Anita Lonsbrough won gold for Great Britain at the Rome Olympics 1960. It would be another 48 years until another Brit would match her spectacular achievement, when Rebecca Adlington swam to victory in Beijing.
Not only did Anita win gold in Rome for the 200m breaststroke, she also broke the world record with a time of 2min 49.5 seconds. Her win was ranked 44th by the Daily Mail in its top 50 Olympic moments. Her illustrious career also saw her take home medals from several European and Commonwealth Championships.
Anita was considered to be one of the 1960’s golden girls of sport, alongside Dorothy Hyman, Anne Packer and Mary Rand. In 1962 she was the first woman to be awarded the BBC sports personality of the year award. A year later she was awarded an MBE for her services to swimming. At the Tokyo games of 1964 Anita had the honour of being the first ever British woman to carry the Union Jack at an Olympic opening ceremony.
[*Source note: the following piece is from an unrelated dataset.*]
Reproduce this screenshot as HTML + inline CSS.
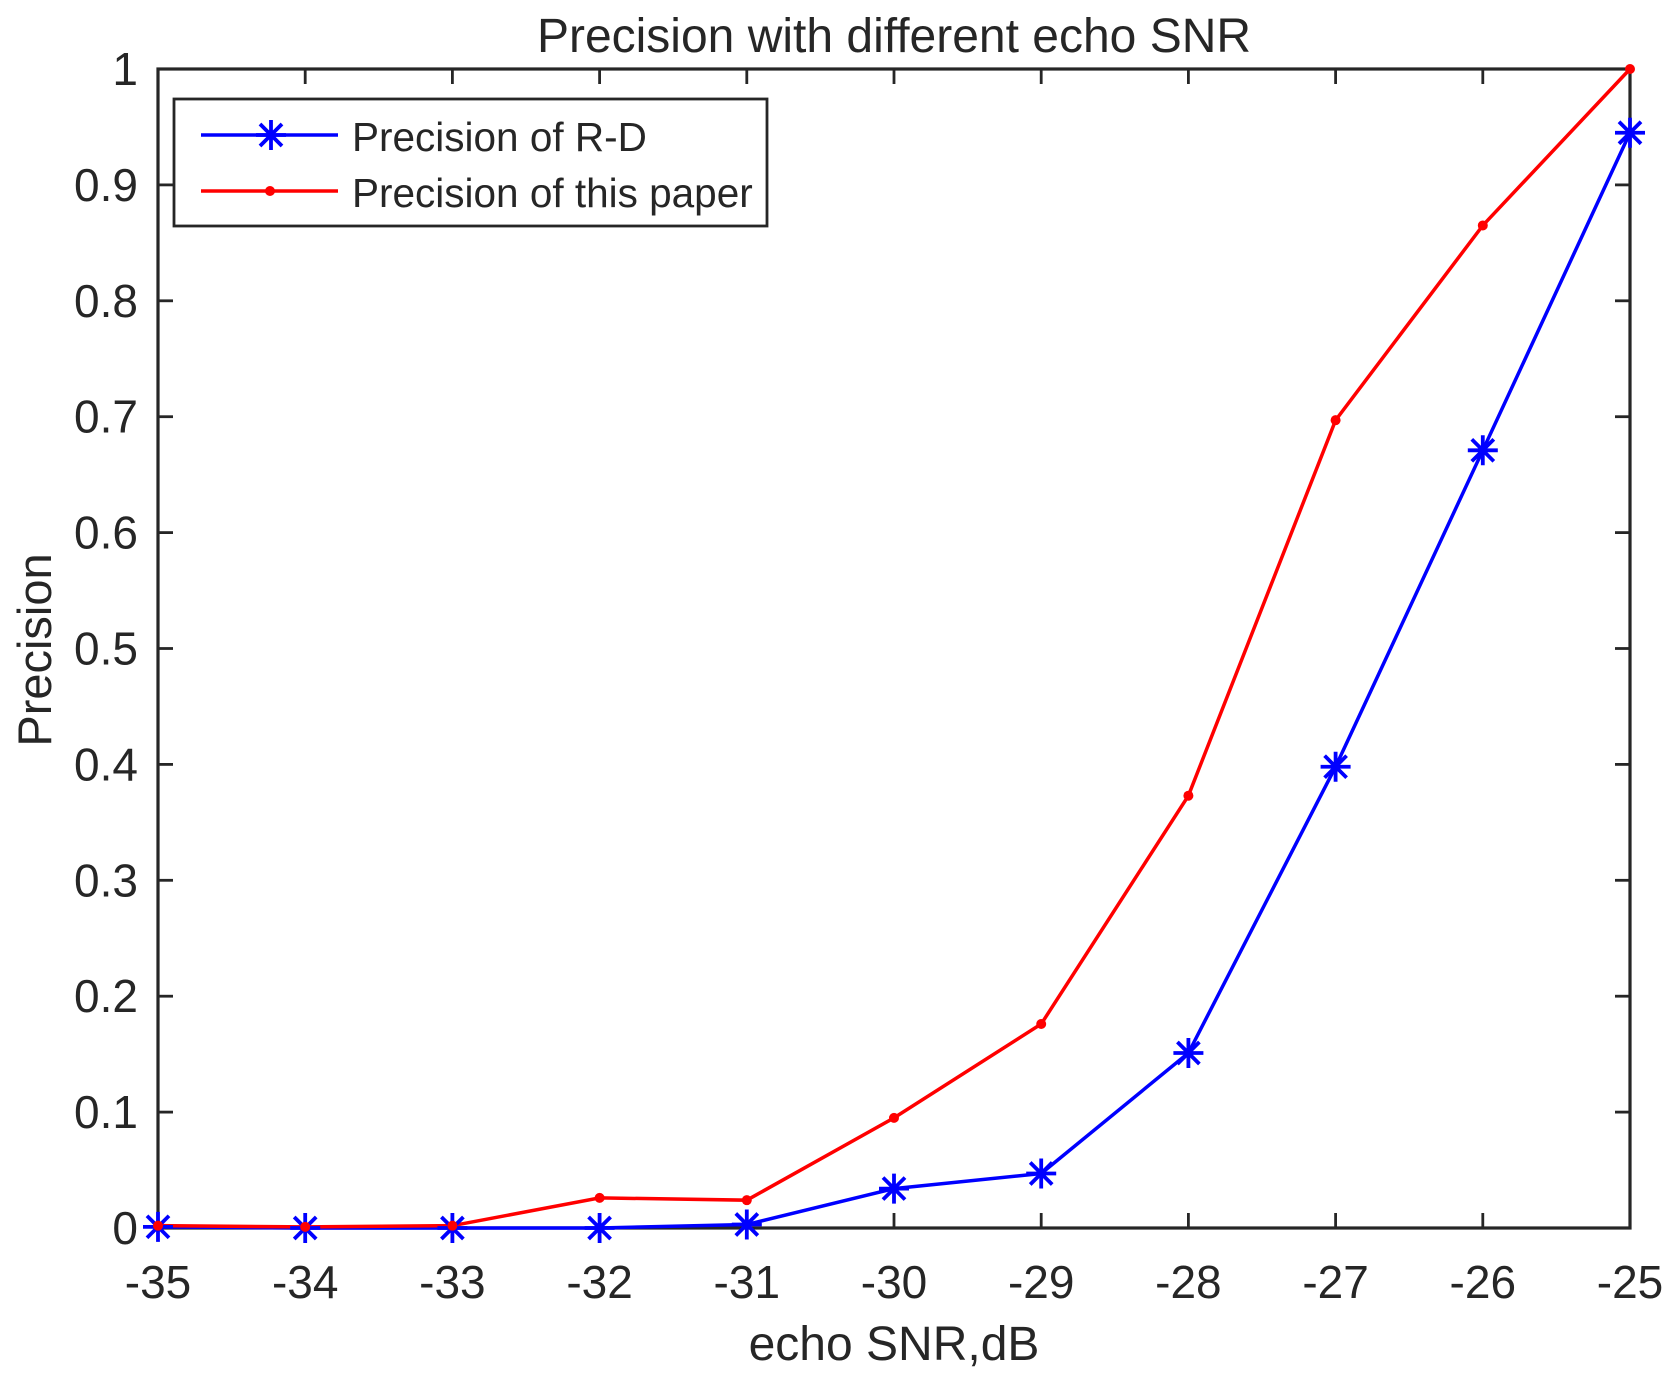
<!DOCTYPE html>
<html><head><style>body{margin:0;background:#fff}svg{display:block}text{font-family:"Liberation Sans",sans-serif;fill:#262626}</style></head>
<body>
<svg width="1671" height="1378" viewBox="0 0 1671 1378" xmlns="http://www.w3.org/2000/svg">
<defs>
<g id="st"><path d="M-15 0H15M0-15V15M-11-11L11 11M-11 11L11-11" stroke="#0000ff" stroke-width="3.8"/></g>
</defs>
<rect x="158" y="69" width="1472" height="1159" fill="#fff" stroke="#262626" stroke-width="3.2"/>
<g stroke="#262626" stroke-width="2.8" id="ticks"></g>
<g id="lbl" font-size="46"></g>
<text x="894" y="52" font-size="48" text-anchor="middle" fill="#000">Precision with different echo SNR</text>
<text x="894" y="1360" font-size="48" text-anchor="middle">echo SNR,dB</text>
<text transform="translate(51,650) rotate(-90)" font-size="47" text-anchor="middle">Precision</text>
<g id="data"></g>
<rect x="174" y="99" width="593" height="127" fill="#fff" stroke="#262626" stroke-width="2.8"/>
<line x1="201" y1="135" x2="338" y2="135" stroke="#0000ff" stroke-width="3.5"/>
<use href="#st" x="271" y="135"/>
<line x1="201" y1="191" x2="338" y2="191" stroke="#ff0000" stroke-width="3.5"/>
<circle cx="270" cy="191" r="5" fill="#ff0000"/>
<text x="352" y="151" font-size="40.5" fill="#000">Precision of R-D</text>
<text x="352" y="207" font-size="40.5" fill="#000">Precision of this paper</text>
</svg>
<script>
const ns="http://www.w3.org/2000/svg";
const X=v=>158+(v+35)*147.2, Y=p=>1228-p*1159;
const t=document.getElementById('ticks'),l=document.getElementById('lbl'),d=document.getElementById('data');
function el(p,tag,a,txt){const e=document.createElementNS(ns,tag);for(const k in a)e.setAttribute(k,a[k]);if(txt!=null)e.textContent=txt;p.appendChild(e);return e;}
for(let i=0;i<=10;i++){const x=X(-35+i);
el(t,'line',{x1:x,y1:1228,x2:x,y2:1213});el(t,'line',{x1:x,y1:69,x2:x,y2:84});
el(l,'text',{x:x,y:1298,'text-anchor':'middle'},String(-35+i));
const y=Y(i/10);el(t,'line',{x1:158,y1:y,x2:173,y2:y});el(t,'line',{x1:1630,y1:y,x2:1615,y2:y});
el(l,'text',{x:138,y:y+16,'text-anchor':'end'},i==0?'0':i==10?'1':(i/10).toFixed(1));}
const r=[0.002,0.001,0.002,0.026,0.024,0.095,0.176,0.373,0.697,0.865,1.0];
const b=[0.001,0,0,0,0.003,0.034,0.047,0.151,0.398,0.671,0.945];
el(d,'polyline',{points:b.map((p,i)=>X(-35+i)+','+Y(p)).join(' '),fill:'none',stroke:'#0000ff','stroke-width':3.5});
el(d,'polyline',{points:r.map((p,i)=>X(-35+i)+','+Y(p)).join(' '),fill:'none',stroke:'#ff0000','stroke-width':3.5});
b.forEach((p,i)=>el(d,'use',{href:'#st',x:X(-35+i),y:Y(p)}));
r.forEach((p,i)=>el(d,'circle',{cx:X(-35+i),cy:Y(p),r:5,fill:'#ff0000'}));
</script>
</body></html>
Anita’s star shone in a time when swimming was considered to be an amateur sport, and before sponsorship deals allowed sports stars to compete professionally. In order to represent Great Britain, Anita combined her swimming career with a full time job working for Huddersfield Council. To go to the Rome games she even had to save up her holiday entitlement in order to take time off work.
Today Anita is a sports writer for the Daily Telegraph.